> **Exercise goal**
Transcribe the lines below verbatim, skipping the images.

____ Information shown

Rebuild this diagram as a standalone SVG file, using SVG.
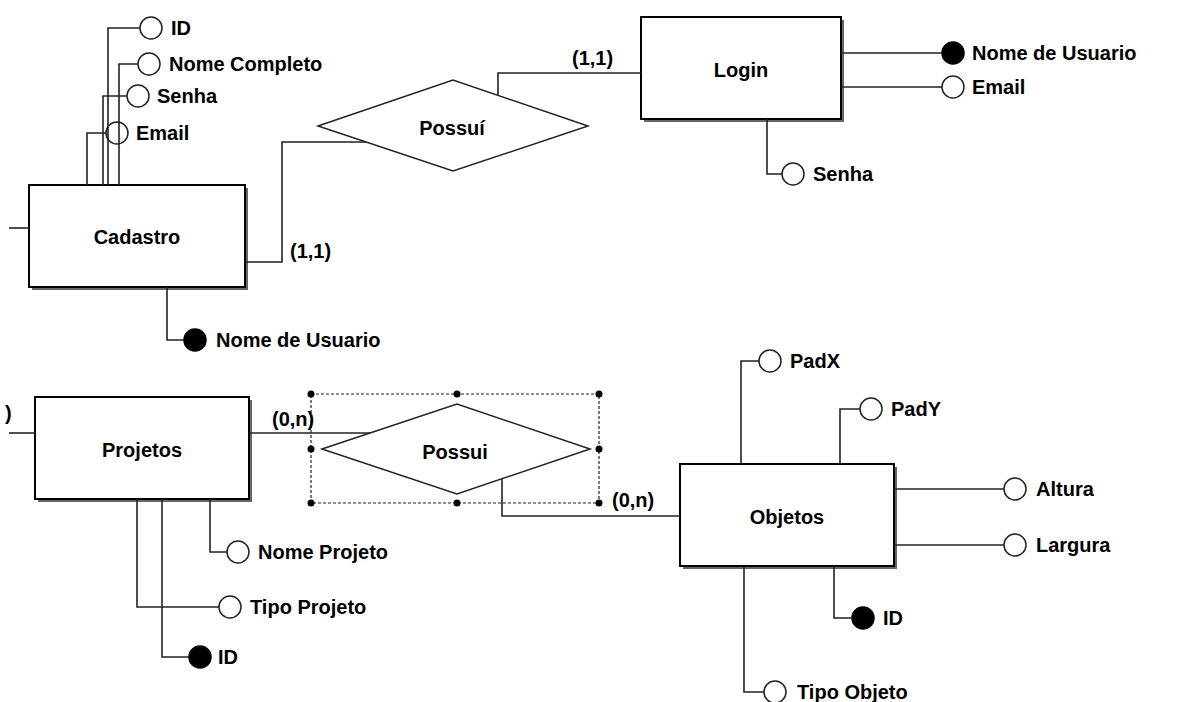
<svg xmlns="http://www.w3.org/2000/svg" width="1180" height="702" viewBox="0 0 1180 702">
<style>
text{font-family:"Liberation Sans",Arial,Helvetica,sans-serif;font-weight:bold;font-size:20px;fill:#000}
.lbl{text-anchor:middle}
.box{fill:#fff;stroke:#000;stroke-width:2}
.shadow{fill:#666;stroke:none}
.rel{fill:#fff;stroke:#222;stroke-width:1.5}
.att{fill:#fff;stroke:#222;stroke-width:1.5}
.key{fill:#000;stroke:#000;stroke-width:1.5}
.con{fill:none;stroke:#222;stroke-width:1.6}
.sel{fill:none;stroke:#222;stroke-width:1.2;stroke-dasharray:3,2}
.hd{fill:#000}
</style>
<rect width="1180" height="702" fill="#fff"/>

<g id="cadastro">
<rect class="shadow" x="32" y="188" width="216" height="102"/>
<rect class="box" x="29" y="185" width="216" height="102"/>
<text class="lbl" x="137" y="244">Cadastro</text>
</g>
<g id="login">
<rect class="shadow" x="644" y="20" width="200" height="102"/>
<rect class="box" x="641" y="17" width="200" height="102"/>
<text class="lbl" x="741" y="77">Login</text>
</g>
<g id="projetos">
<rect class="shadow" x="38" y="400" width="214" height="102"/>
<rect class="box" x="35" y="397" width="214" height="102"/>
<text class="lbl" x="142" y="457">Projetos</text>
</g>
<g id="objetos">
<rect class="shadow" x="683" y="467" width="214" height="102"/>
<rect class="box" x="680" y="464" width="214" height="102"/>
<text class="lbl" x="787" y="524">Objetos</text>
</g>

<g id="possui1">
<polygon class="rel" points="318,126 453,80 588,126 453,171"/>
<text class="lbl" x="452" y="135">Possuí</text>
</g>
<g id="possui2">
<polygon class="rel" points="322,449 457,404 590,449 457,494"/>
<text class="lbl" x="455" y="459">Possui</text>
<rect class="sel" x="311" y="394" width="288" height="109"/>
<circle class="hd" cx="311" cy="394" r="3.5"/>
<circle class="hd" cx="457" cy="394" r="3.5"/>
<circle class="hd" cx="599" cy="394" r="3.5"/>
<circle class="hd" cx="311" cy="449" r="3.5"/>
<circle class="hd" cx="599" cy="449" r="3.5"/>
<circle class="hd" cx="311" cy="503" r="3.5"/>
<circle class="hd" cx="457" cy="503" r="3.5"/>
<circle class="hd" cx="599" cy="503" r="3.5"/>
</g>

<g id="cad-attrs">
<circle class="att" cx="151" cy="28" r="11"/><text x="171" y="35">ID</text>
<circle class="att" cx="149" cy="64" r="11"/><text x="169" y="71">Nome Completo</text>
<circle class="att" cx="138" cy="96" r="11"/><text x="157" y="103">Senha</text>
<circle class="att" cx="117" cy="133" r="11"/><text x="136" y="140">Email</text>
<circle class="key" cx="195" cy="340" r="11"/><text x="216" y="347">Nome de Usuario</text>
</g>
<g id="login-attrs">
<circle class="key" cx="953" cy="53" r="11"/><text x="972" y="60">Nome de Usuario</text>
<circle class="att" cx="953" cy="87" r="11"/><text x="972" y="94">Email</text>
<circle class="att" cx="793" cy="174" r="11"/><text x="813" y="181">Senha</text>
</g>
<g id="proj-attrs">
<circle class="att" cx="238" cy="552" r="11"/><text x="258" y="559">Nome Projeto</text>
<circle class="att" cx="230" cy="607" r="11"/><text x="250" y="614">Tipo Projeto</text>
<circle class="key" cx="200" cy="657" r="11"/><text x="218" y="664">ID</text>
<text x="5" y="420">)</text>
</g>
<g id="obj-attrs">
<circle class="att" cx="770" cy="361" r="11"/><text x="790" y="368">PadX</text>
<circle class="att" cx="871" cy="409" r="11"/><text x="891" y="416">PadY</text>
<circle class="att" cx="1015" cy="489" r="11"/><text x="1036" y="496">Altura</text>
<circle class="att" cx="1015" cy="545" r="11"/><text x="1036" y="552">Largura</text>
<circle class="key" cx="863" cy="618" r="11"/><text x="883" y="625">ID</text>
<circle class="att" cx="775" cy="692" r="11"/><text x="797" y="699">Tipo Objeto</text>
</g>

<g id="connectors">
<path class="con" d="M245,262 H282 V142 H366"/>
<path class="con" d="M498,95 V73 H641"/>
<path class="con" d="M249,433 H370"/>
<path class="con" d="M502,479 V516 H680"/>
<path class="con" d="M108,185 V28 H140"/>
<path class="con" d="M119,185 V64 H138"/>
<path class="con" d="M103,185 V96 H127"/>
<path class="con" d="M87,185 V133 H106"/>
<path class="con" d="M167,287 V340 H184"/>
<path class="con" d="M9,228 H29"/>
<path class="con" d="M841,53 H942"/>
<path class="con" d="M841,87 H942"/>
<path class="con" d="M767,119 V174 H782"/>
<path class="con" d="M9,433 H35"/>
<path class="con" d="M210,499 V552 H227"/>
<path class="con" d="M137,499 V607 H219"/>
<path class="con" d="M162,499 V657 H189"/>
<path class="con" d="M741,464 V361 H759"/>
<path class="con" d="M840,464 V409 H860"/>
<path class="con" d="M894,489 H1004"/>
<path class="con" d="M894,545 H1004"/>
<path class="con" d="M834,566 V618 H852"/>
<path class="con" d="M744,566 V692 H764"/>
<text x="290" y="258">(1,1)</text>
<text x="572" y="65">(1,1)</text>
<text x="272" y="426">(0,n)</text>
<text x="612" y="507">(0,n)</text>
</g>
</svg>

________

> **Solution to this problem**
Rebuild this diagram as a standalone SVG file, using SVG.
<svg xmlns="http://www.w3.org/2000/svg" width="1180" height="702" viewBox="0 0 1180 702">
<style>
text{font-family:"Liberation Sans",Arial,Helvetica,sans-serif;font-weight:bold;font-size:20px;fill:#000}
.lbl{text-anchor:middle}
.box{fill:#fff;stroke:#000;stroke-width:2}
.shadow{fill:#666;stroke:none}
.rel{fill:#fff;stroke:#222;stroke-width:1.5}
.att{fill:#fff;stroke:#222;stroke-width:1.5}
.key{fill:#000;stroke:#000;stroke-width:1.5}
.con{fill:none;stroke:#222;stroke-width:1.6}
.sel{fill:none;stroke:#222;stroke-width:1.2;stroke-dasharray:3,2}
.hd{fill:#000}
</style>
<rect width="1180" height="702" fill="#fff"/>

<g id="cadastro">
<rect class="shadow" x="32" y="188" width="216" height="102"/>
<rect class="box" x="29" y="185" width="216" height="102"/>
<text class="lbl" x="137" y="244">Cadastro</text>
</g>
<g id="login">
<rect class="shadow" x="644" y="20" width="200" height="102"/>
<rect class="box" x="641" y="17" width="200" height="102"/>
<text class="lbl" x="741" y="77">Login</text>
</g>
<g id="projetos">
<rect class="shadow" x="38" y="400" width="214" height="102"/>
<rect class="box" x="35" y="397" width="214" height="102"/>
<text class="lbl" x="142" y="457">Projetos</text>
</g>
<g id="objetos">
<rect class="shadow" x="683" y="467" width="214" height="102"/>
<rect class="box" x="680" y="464" width="214" height="102"/>
<text class="lbl" x="787" y="524">Objetos</text>
</g>

<g id="possui1">
<polygon class="rel" points="318,126 453,80 588,126 453,171"/>
<text class="lbl" x="452" y="135">Possuí</text>
</g>
<g id="possui2">
<polygon class="rel" points="322,449 457,404 590,449 457,494"/>
<text class="lbl" x="455" y="459">Possui</text>
<rect class="sel" x="311" y="394" width="288" height="109"/>
<circle class="hd" cx="311" cy="394" r="3.5"/>
<circle class="hd" cx="457" cy="394" r="3.5"/>
<circle class="hd" cx="599" cy="394" r="3.5"/>
<circle class="hd" cx="311" cy="449" r="3.5"/>
<circle class="hd" cx="599" cy="449" r="3.5"/>
<circle class="hd" cx="311" cy="503" r="3.5"/>
<circle class="hd" cx="457" cy="503" r="3.5"/>
<circle class="hd" cx="599" cy="503" r="3.5"/>
</g>

<g id="cad-attrs">
<circle class="att" cx="151" cy="28" r="11"/><text x="171" y="35">ID</text>
<circle class="att" cx="149" cy="64" r="11"/><text x="169" y="71">Nome Completo</text>
<circle class="att" cx="138" cy="96" r="11"/><text x="157" y="103">Senha</text>
<circle class="att" cx="117" cy="133" r="11"/><text x="136" y="140">Email</text>
<circle class="key" cx="195" cy="340" r="11"/><text x="216" y="347">Nome de Usuario</text>
</g>
<g id="login-attrs">
<circle class="key" cx="953" cy="53" r="11"/><text x="972" y="60">Nome de Usuario</text>
<circle class="att" cx="953" cy="87" r="11"/><text x="972" y="94">Email</text>
<circle class="att" cx="793" cy="174" r="11"/><text x="813" y="181">Senha</text>
</g>
<g id="proj-attrs">
<circle class="att" cx="238" cy="552" r="11"/><text x="258" y="559">Nome Projeto</text>
<circle class="att" cx="230" cy="607" r="11"/><text x="250" y="614">Tipo Projeto</text>
<circle class="key" cx="200" cy="657" r="11"/><text x="218" y="664">ID</text>
<text x="5" y="420">)</text>
</g>
<g id="obj-attrs">
<circle class="att" cx="770" cy="361" r="11"/><text x="790" y="368">PadX</text>
<circle class="att" cx="871" cy="409" r="11"/><text x="891" y="416">PadY</text>
<circle class="att" cx="1015" cy="489" r="11"/><text x="1036" y="496">Altura</text>
<circle class="att" cx="1015" cy="545" r="11"/><text x="1036" y="552">Largura</text>
<circle class="key" cx="863" cy="618" r="11"/><text x="883" y="625">ID</text>
<circle class="att" cx="775" cy="692" r="11"/><text x="797" y="699">Tipo Objeto</text>
</g>

<g id="connectors">
<path class="con" d="M245,262 H282 V142 H366"/>
<path class="con" d="M498,95 V73 H641"/>
<path class="con" d="M249,433 H370"/>
<path class="con" d="M502,479 V516 H680"/>
<path class="con" d="M108,185 V28 H140"/>
<path class="con" d="M119,185 V64 H138"/>
<path class="con" d="M103,185 V96 H127"/>
<path class="con" d="M87,185 V133 H106"/>
<path class="con" d="M167,287 V340 H184"/>
<path class="con" d="M9,228 H29"/>
<path class="con" d="M841,53 H942"/>
<path class="con" d="M841,87 H942"/>
<path class="con" d="M767,119 V174 H782"/>
<path class="con" d="M9,433 H35"/>
<path class="con" d="M210,499 V552 H227"/>
<path class="con" d="M137,499 V607 H219"/>
<path class="con" d="M162,499 V657 H189"/>
<path class="con" d="M741,464 V361 H759"/>
<path class="con" d="M840,464 V409 H860"/>
<path class="con" d="M894,489 H1004"/>
<path class="con" d="M894,545 H1004"/>
<path class="con" d="M834,566 V618 H852"/>
<path class="con" d="M744,566 V692 H764"/>
<text x="290" y="258">(1,1)</text>
<text x="572" y="65">(1,1)</text>
<text x="272" y="426">(0,n)</text>
<text x="612" y="507">(0,n)</text>
</g>
</svg>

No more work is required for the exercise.